Drugstore warehouse workers frustrated by Rite-Aid's refusal to bargain in good faith: A majority of workers at Rite-Aid's Lancaster CA distribution centre voted in March 2008 to form a union with the International Longshore and Warehouse Union (ILWU). The company conducted an anti-union campaign that included harassment, threats and unjust firings. Prior to the election, the NLRB issued a complaint alleging 49 violations of the NLRA. A settlement of the charges resulted in the March election.
Since the union victory in March, Rite-Aid has fired about 50 employees at the Lancaster distribution centre.

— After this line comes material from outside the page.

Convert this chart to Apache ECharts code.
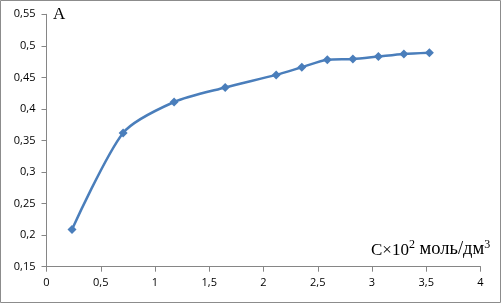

Management has cut back on permanent workers' hours, while keeping temporary and contracted workers on the payroll.
On 6 August 2008, the union charged that Rite-Aid has unilaterally changed the terms and conditions of employment of employees by terminating their employment or imposing discipline short of termination without providing the union with notice and opportunity to bargain in advance of making these unilateral changes.
On 3 December 2008, the union also charged that Rite-Aid has unilaterally changed the terms and conditions of employment of employees by reducing the hours of full time employees below 40 hours per week, laying employees off and reassigning other employees to perform the jobs of laid-off employees while retaining supervisors and temporary employees to perform the same work.
The ILWU has requested injunctive relief for both charges under Section 10(j) of the NLRA. A decision from the NLRB on the charges is pending.